** Start Data excerpt **

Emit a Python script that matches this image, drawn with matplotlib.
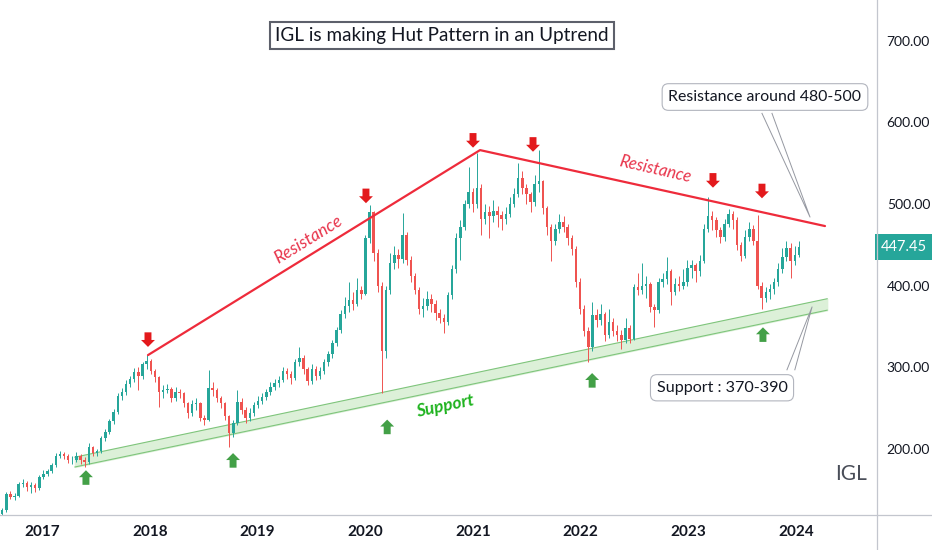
import numpy as np
import matplotlib
matplotlib.use("Agg")
import matplotlib.pyplot as plt
from matplotlib.lines import Line2D
import matplotlib.transforms as mtransforms

plt.rcParams['font.family'] = ['Lato', 'DejaVu Sans']

# ---- data (biweekly candles, IGL) ----
first_open = 120
closes = [125, 145, 141, 143, 157, 158, 154, 156, 152, 166,
          170, 173, 180, 192, 194, 192, 186, 187, 192, 187,
          184, 202, 195, 197, 213, 221, 234, 245, 265, 270,
          280, 286, 294, 290, 304, 308, 296, 288, 270, 272,
          274, 262, 270, 268, 256, 244, 255, 256, 238, 236,
          275, 272, 262, 256, 240, 220, 232, 258, 248, 238,
          244, 254, 259, 264, 270, 276, 281, 285, 296, 292,
          287, 306, 312, 298, 283, 298, 290, 296, 306, 316,
          330, 346, 365, 375, 382, 378, 395, 390, 458, 490,
          440, 400, 320, 395, 428, 437, 433, 462, 432, 412,
          395, 372, 375, 384, 378, 366, 360, 355, 388, 420,
          458, 472, 500, 515, 500, 520, 482, 490, 485, 492,
          486, 482, 488, 500, 512, 532, 520, 512, 502, 525,
          528, 495, 472, 455, 470, 478, 472, 458, 445, 405,
          372, 345, 325, 364, 358, 365, 340, 356, 345, 340,
          334, 348, 335, 398, 395, 400, 402, 374, 370, 405,
          408, 418, 392, 402, 400, 405, 422, 425, 418, 430,
          470, 485, 480, 468, 460, 476, 488, 480, 450, 436,
          460, 470, 455, 400, 385, 392, 396, 404, 420, 435,
          446, 430, 438, 447.45]
highs = [128, 147, 148, 146, 160, 163, 161, 160, 158, 168,
         174, 176, 183, 195, 197, 196, 194, 191, 196, 194,
         190, 207, 204, 200, 216, 225, 237, 249, 268, 275,
         284, 290, 299, 300, 307, 315, 310, 298, 290, 278,
         280, 276, 276, 274, 270, 258, 260, 262, 258, 242,
         297, 282, 275, 265, 258, 242, 236, 272, 262, 252,
         250, 258, 265, 268, 274, 282, 286, 290, 300, 299,
         295, 310, 325, 315, 300, 304, 302, 300, 310, 320,
         334, 350, 370, 386, 405, 392, 410, 400, 462, 499,
         492, 445, 405, 400, 440, 448, 445, 489, 466, 436,
         416, 398, 385, 394, 390, 382, 372, 365, 392, 425,
         465, 480, 505, 545, 520, 562, 524, 500, 498, 505,
         498, 492, 496, 508, 520, 550, 540, 525, 515, 535,
         566, 530, 498, 476, 475, 488, 485, 476, 462, 448,
         410, 376, 350, 380, 372, 378, 368, 372, 360, 352,
         346, 360, 352, 402, 415, 428, 412, 405, 378, 410,
         415, 435, 420, 410, 412, 420, 432, 432, 428, 438,
         475, 509, 492, 484, 472, 482, 494, 492, 484, 454,
         468, 478, 474, 486, 404, 398, 402, 410, 428, 446,
         455, 452, 448, 455]
lows = [118, 123, 139, 138, 141, 153, 148, 146, 147, 150,
        163, 167, 171, 178, 189, 188, 183, 182, 184, 182,
        178, 182, 192, 191, 195, 210, 218, 231, 243, 260,
        266, 276, 282, 272, 286, 298, 292, 282, 252, 262,
        268, 258, 259, 262, 252, 238, 240, 248, 234, 230,
        234, 265, 258, 250, 235, 202, 215, 230, 243, 232,
        234, 240, 250, 255, 260, 266, 272, 276, 282, 286,
        280, 285, 302, 292, 278, 280, 284, 286, 292, 302,
        312, 326, 342, 360, 368, 370, 375, 384, 388, 452,
        430, 392, 269, 312, 390, 420, 422, 428, 425, 405,
        390, 365, 362, 370, 368, 358, 354, 342, 352, 384,
        415, 432, 468, 495, 490, 495, 462, 476, 458, 478,
        472, 468, 475, 484, 496, 508, 512, 500, 490, 498,
        515, 488, 462, 430, 450, 465, 466, 450, 438, 398,
        365, 338, 306, 320, 350, 352, 332, 336, 338, 332,
        322, 330, 330, 333, 388, 390, 385, 368, 350, 366,
        398, 402, 376, 388, 394, 396, 400, 410, 405, 412,
        428, 466, 468, 460, 452, 455, 472, 470, 444, 430,
        434, 455, 450, 396, 372, 380, 384, 390, 400, 415,
        430, 410, 425, 435]

last_price = 447.45
year_ticks = [2017, 2018, 2019, 2020, 2021, 2022, 2023, 2024]
price_ticks = [200, 300, 400, 500, 600, 700]

# trend lines (decimal year, price)
res_t = [2017.984, 2021.067, 2024.270]
res_v = [315, 566, 473]
sup_t = [2017.306, 2024.290]
sup_top = [190, 384]
sup_bot = [178, 370]

# arrows: tip positions
red_t = [2017.984, 2020.008, 2021.002, 2021.559, 2023.230, 2023.685]
red_v = [325, 501, 569, 564, 520, 507]
green_t = [2017.408, 2018.774, 2020.205, 2022.108, 2023.694]
green_v = [174, 195, 236, 293, 349]

# ---- figure ----
fig = plt.figure(figsize=(9.32, 5.5), dpi=100)
ax = fig.add_axes([0, 1 - 515 / 550, 877 / 932, 515 / 550])

n = len(closes)
start = 2016.63
step = 14 / 365.25
t = start + np.arange(n) * step
c = np.array(closes, dtype=float)
o = np.concatenate([[first_open], c[:-1]])
h = np.maximum(np.array(highs, dtype=float), np.maximum(o, c))
l = np.minimum(np.array(lows, dtype=float), np.minimum(o, c))

up = c >= o
col = np.where(up, '#26a69a', '#ef5350')
ax.vlines(t, l, h, colors=col, linewidth=0.7, zorder=2)
body_h = np.maximum(np.abs(c - o), 0.8)
ax.bar(t, body_h, bottom=np.minimum(o, c), width=step * 0.6,
       color=col, linewidth=0, zorder=3)

# support band
ax.fill_between(sup_t, sup_bot, sup_top, color='#dcf0d8', zorder=1)
ax.plot(sup_t, sup_top, color='#7fc57c', lw=0.8, zorder=1.5)
ax.plot(sup_t, sup_bot, color='#7fc57c', lw=0.8, zorder=1.5)

# resistance lines
ax.plot(res_t, res_v, color='#ee2b3b', lw=1.6, zorder=4, solid_capstyle='round')

# arrows
astyle = 'simple,head_length=0.5,head_width=1.0,tail_width=0.5'
for tt, vv in zip(red_t, red_v):
    ax.annotate('', xy=(tt, vv), xytext=(0, 10.5), textcoords='offset points',
                arrowprops=dict(arrowstyle=astyle, fc='#e3191c', ec='none',
                                shrinkA=0, shrinkB=0), zorder=5)
for tt, vv in zip(green_t, green_v):
    ax.annotate('', xy=(tt, vv), xytext=(0, -10.5), textcoords='offset points',
                arrowprops=dict(arrowstyle=astyle, fc='#43a047', ec='none',
                                shrinkA=0, shrinkB=0), zorder=5)

# labels on the lines
ax.text(2019.47, 456, 'Resistance', color='#e8334a', fontsize=12.5, rotation=31.7,
        ha='center', va='center', fontstyle='italic', zorder=6)
ax.text(2022.69, 542, 'Resistance', color='#e8334a', fontsize=12, rotation=-12.9,
        ha='center', va='center', fontstyle='italic', zorder=6)
ax.text(2020.74, 253, 'Support', color='#1fb31f', fontsize=12.5, rotation=11.9,
        ha='center', va='center', fontstyle='italic', fontweight='bold', zorder=6)

# title box
ax.text(2020.714, 706, 'IGL is making Hut Pattern in an Uptrend', fontsize=13.6,
        color='#131722', ha='center', va='center', zorder=7,
        bbox=dict(boxstyle='square,pad=0.27', fc='white', ec='#5d606b', lw=1.5))

# callouts
ax.plot([2023.685, 2024.131, 2023.778], [611, 484, 611], color='#9598a1', lw=0.7, zorder=6)
ax.text(2023.713, 631, 'Resistance around 480-500', fontsize=11.4, color='#131722',
        ha='center', va='center', zorder=7,
        bbox=dict(boxstyle='round,pad=0.4,rounding_size=0.4', fc='white', ec='#b2b5be', lw=0.8))
ax.plot([2023.917, 2024.150, 2023.990], [297, 374, 297], color='#9598a1', lw=0.7, zorder=6)
ax.text(2023.314, 275, 'Support : 370-390', fontsize=11.6, color='#131722',
        ha='center', va='center', zorder=7,
        bbox=dict(boxstyle='round,pad=0.38,rounding_size=0.4', fc='white', ec='#b2b5be', lw=0.8))

ax.text(2024.512, 169, 'IGL', fontsize=15, color='#4a4e59', ha='center', va='center')

# axes styling
ax.set_xlim(2016.61, 2024.753)
ax.set_ylim(119.2, 749.8)
for s in ax.spines.values():
    s.set_visible(False)
ax.yaxis.tick_right()
ax.set_yticks(price_ticks)
ax.set_yticklabels(['%.2f' % v for v in price_ticks])
ax.set_xticks(year_ticks)
ax.set_xticklabels([str(y) for y in year_ticks], fontweight='bold')
ax.tick_params(axis='y', length=0, pad=7, labelsize=10, labelcolor='#131722')
ax.tick_params(axis='x', length=0, pad=7, labelsize=11, labelcolor='#131722')

# price label on axis
trans = mtransforms.blended_transform_factory(ax.transAxes, ax.transData)
ax.text(1.0 + 27 / 877, last_price, '447.45', transform=trans, fontsize=10.5, color='white',
        ha='center', va='center', clip_on=False, zorder=8,
        bbox=dict(boxstyle='square,pad=0.4', fc='#26a69a', ec='none'))

# chart frame lines
fig.add_artist(Line2D([877 / 932, 877 / 932], [0, 1], color='#c3c6ce', lw=0.9))
fig.add_artist(Line2D([0, 1], [1 - 515 / 550, 1 - 515 / 550], color='#c3c6ce', lw=0.9))

fig.savefig('out.png', dpi=100, facecolor='white')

** End Data excerpt **

Leave out the pictures. Transcribe only the lines above, from the first through the one that contains "plt.rcParams['font.family'] = ['Lato', 'DejaVu".

Emit a Python script that matches this image, drawn with matplotlib.
import numpy as np
import matplotlib
matplotlib.use("Agg")
import matplotlib.pyplot as plt
from matplotlib.lines import Line2D
import matplotlib.transforms as mtransforms

plt.rcParams['font.family'] = ['Lato', 'DejaVu Sans']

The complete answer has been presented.